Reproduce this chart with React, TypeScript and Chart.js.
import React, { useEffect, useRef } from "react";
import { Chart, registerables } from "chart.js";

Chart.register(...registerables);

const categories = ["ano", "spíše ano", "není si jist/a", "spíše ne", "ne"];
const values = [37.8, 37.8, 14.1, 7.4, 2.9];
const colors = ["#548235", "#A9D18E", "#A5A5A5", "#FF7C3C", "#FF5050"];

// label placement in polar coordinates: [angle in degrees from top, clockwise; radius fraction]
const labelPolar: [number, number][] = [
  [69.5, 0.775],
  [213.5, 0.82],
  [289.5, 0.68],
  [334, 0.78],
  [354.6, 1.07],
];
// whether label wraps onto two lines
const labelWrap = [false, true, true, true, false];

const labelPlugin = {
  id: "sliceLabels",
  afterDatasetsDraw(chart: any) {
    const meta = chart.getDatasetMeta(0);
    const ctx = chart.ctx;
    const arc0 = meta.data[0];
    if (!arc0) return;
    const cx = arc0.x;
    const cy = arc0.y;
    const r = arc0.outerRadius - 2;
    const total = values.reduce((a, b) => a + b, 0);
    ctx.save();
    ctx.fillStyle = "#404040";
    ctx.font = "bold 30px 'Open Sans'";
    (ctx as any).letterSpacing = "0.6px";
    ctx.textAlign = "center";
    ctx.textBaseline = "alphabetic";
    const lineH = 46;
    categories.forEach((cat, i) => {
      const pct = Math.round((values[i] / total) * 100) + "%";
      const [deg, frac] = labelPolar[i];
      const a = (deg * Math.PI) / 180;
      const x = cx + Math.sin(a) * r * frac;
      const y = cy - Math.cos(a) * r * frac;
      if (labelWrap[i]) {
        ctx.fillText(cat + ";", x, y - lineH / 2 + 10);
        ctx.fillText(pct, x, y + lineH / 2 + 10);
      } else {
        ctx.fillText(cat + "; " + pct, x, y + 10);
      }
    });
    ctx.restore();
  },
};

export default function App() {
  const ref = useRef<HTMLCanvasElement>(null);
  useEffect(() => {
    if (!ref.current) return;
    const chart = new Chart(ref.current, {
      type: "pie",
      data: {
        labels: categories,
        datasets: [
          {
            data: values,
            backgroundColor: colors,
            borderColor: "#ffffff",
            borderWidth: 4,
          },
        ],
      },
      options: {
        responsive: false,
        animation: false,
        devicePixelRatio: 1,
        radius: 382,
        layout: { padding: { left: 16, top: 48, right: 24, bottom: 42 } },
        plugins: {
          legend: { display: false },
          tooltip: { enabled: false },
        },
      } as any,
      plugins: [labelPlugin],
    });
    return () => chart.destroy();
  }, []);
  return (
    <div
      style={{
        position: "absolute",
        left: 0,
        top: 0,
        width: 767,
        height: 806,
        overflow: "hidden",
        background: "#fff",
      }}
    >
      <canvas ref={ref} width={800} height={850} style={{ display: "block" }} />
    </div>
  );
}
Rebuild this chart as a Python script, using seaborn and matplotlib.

__What you are asked to do__: Quote, word for word, every line from the top of the entries through the line that holds "Chart.register(...registerables);".

__Response__:
Reproduce this chart with React, TypeScript and Chart.js.
import React, { useEffect, useRef } from "react";
import { Chart, registerables } from "chart.js";

Chart.register(...registerables);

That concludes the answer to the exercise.